Have you played the Pinball Circus though? It looks like it would be fun, until you get the ball to the top. Once that happens, there really isn't any more to it at all. I played it a number of years ago when it was at Expo, and I got the ball to the top on my first game. That was more than enough to me.
The extreme cost to do something like that (so much metal in that game) combined with the fact that I don't know how you could make the game deeper kind of doomed that one. Not to say it couldn't work, just not like that.
Quoted from LTG:Safe Cracker sized cabinet and board game in head. More were planned but never got past Safe Cracker.
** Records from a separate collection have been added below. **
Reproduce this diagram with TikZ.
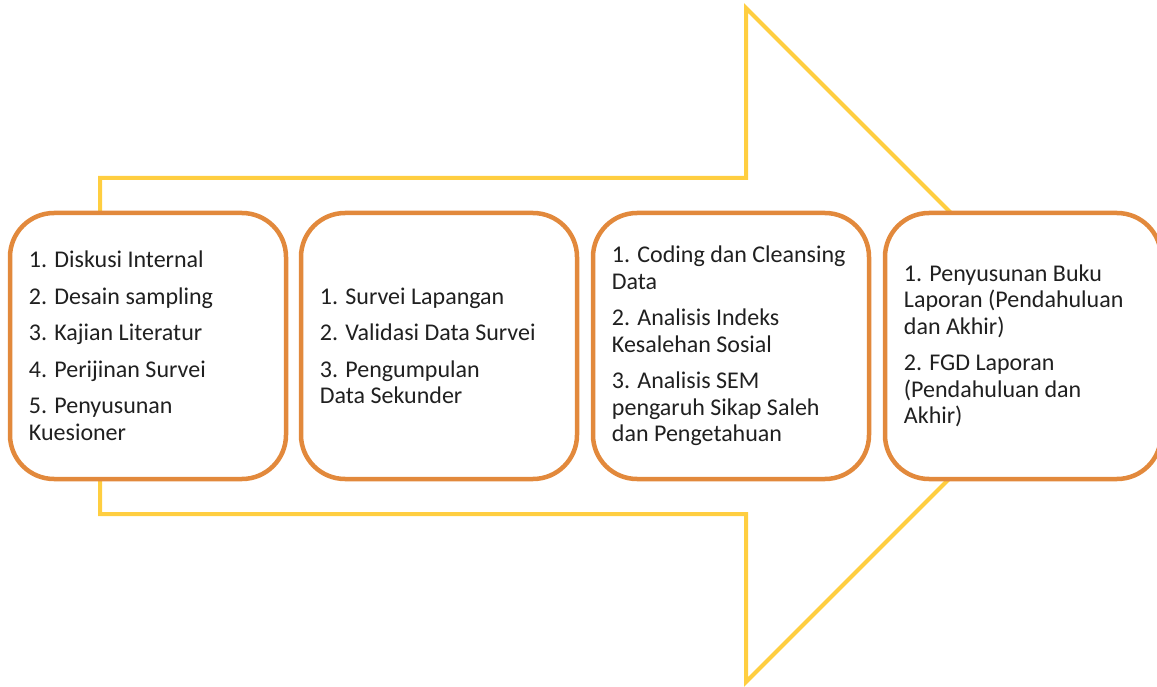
\documentclass[tikz,border=0pt]{standalone}
\usepackage{fontspec}
\setmainfont{Carlito}
\definecolor{arrowgold}{RGB}{255,206,64}
\definecolor{boxorange}{RGB}{226,137,60}
\definecolor{ink}{RGB}{32,32,32}
\tikzset{
  stage/.style={draw=boxorange, line width=4.5pt, fill=white, rounded corners=44pt,
    minimum width=276pt, minimum height=266pt, inner sep=0pt},
  steps/.style={anchor=west, align=left, inner sep=0pt, text=ink,
    font=\fontsize{24}{26.5}\selectfont},
}
% extra space between two list items
\newcommand{\itemgap}{\\[10pt]}
\begin{document}
\begin{tikzpicture}[x=1pt,y=-1pt]
  \useasboundingbox (0,0) rectangle (1157,687);
  % large outlined arrow behind the stages
  \draw[arrowgold, line width=4pt]
    (100,178) -- (746,178) -- (746,8) -- (1083,345) -- (746,682)
    -- (746,514) -- (100,514) -- cycle;
  % the four stages
  \node[stage] (s1) at (148,346) {};
  \node[stage] (s2) at (439,346) {};
  \node[stage] (s3) at (731,346) {};
  \node[stage] (s4) at (1023,346) {};
  \node[steps] (t1) at ([xshift=21pt]s1.west)
    {1. Diskusi Internal\itemgap 2. Desain sampling\itemgap 3. Kajian Literatur\itemgap
     4. Perijinan Survei\itemgap 5. Penyusunan\\Kuesioner};
  \node[steps] (t2) at ([xshift=21pt]s2.west)
    {1. Survei Lapangan\itemgap 2. Validasi Data Survei\itemgap 3. Pengumpulan\\Data Sekunder};
  \node[steps] (t3) at ([xshift=21pt]s3.west)
    {1. Coding dan Cleansing\\Data\itemgap 2. Analisis Indeks\\Kesalehan Sosial\itemgap
     3. Analisis SEM\\pengaruh Sikap Saleh\\dan Pengetahuan};
  \node[steps] (t4) at ([xshift=21pt]s4.west)
    {1. Penyusunan Buku\\Laporan (Pendahuluan\\dan Akhir)\itemgap 2. FGD Laporan\\(Pendahuluan dan\\Akhir)};
\end{tikzpicture}
\end{document}
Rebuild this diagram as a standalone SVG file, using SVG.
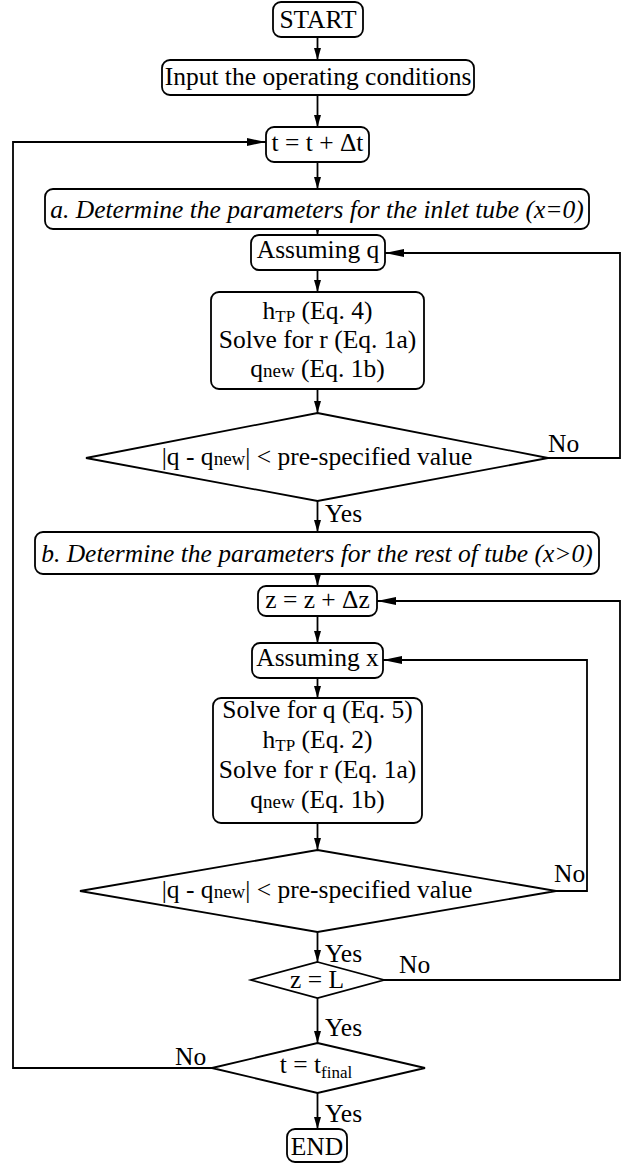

Sega did get Mini-Viper to test too. Wasn't that one first, actually? I know it didn't have the board game in the head, but I thought it actually played better than Safe Cracker did.
Quoted from mechslave:P2k was a failure. It did not earn. RFM's were puked back out at auctions within the year for half price. South Park crushed it in earnings. SWE1 also outearned RFM, but it wasn't enough with the price hikes. They put all their eggs in the P2k basket, but the flaws caught up to it.
South Park earned more, but the P2K machines held their own. RFMs popped out quickly because between Williams closing the pinball doors and the system not being completely reliable, a lot of ops tried to get their money back on them quickly, foreseeing them as a bad long term investment with such little to repair, from what I've heard. SWE1s tended to stick around a lot longer, as they earned really well as you mentioned. There is still at least one on route around here.
For innovations, I'll say blinders like on Tommy.